Govt launches recovery plan
Africa Moyo recently in NORTON
GOVERNMENT is expected to launch the Transitional Economic Stabilisation Programme tomorrow, amid high hopes that it will help to speedily transform the economy, particularly the re-industrialisation process which is gathering momentum.
Finance and Economic Development Minister Professor Mthuli Ncube, confirmed this in an interview with The Herald Business on the sidelines of the Mid Term Monetary Policy Statement announcement on Monday.
“Yes, I will be launching the Transitional Economic Stabilisation Programme (TESP) on Friday,” said Prof Ncube.
Yesterday, Industry and Commerce Minister Nqobizitha Mangaliso Ndlovu, also told industrialists and Government officials in Norton after a tour of firms in the area including Best Fruit Processors, Dandy and Hastt Zimbabwe that the TESP would be launched tomorrow.

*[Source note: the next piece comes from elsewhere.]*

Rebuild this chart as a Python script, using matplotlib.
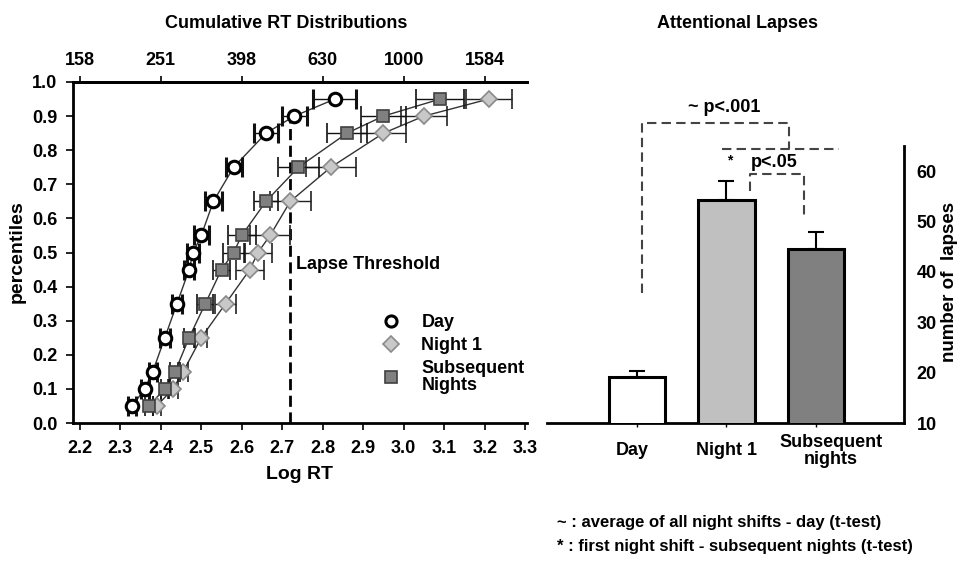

“It (The TESP) relates to industry. Firstly, our main focus is to assist companies with retooling mechanisms. We have identified various financing models that are sustainable, that will not be costly for our industries’ rebirth.
“We want private sector to lead this process, Government can only do so much; Government can only facilitate this process (and) private sector has to take its place,” said Minister Ndlovu.
Some of the funding options identified reportedly include roping in capital markets so that they help in transforming the economy.
The TESP is also expected to speak to issues relating to import substitution.
This follows concerns that the country is spending a lot of foreign currency in the importation of products that ordinarily can be produced locally.
Said Minister Ndlovu: “We are spending a lot of our hard earned foreign currency importing products that we have capacity to produce locally and we are in conversation with industry to see what sort of assistance, guidance they need for them to be able to fill that space so that we don’t import to the level that we are currently.”
The country’s trade deficit rose by 34 percent to $1,26 billion in the period February to June 2018, indicating that despite statutory measures to contain imports, the appetite for goods produced in other countries remains sky high.
In the same period last year, the trade deficit was $937,81 million, according to data from the Zimbabwe National Statistics Agency (ZimStat).
Between February and June this year, Zimbabwe imported goods and services worth $2,87 billion against exports of $1,62 billion.
The imports are largely consumptive.
Prof Ncube said TESP would set the tone for the attainment of a middle income economy by 2030 as espoused by President Emmerson Mnangagwa.
Mid last month, Prof Ncube said “the world is waiting for us to announce it”.
“They want to hear our economic agenda, to operationalise ‘Vision 2030’, which is already public, so . . . by the middle of October we should be able to launch it publicly then we interrogate it.”
Minister Ndlovu yesterday said considering the strides made by industrialists in Norton, he is left “in no doubt that indeed 2030 middle class economy is possible”.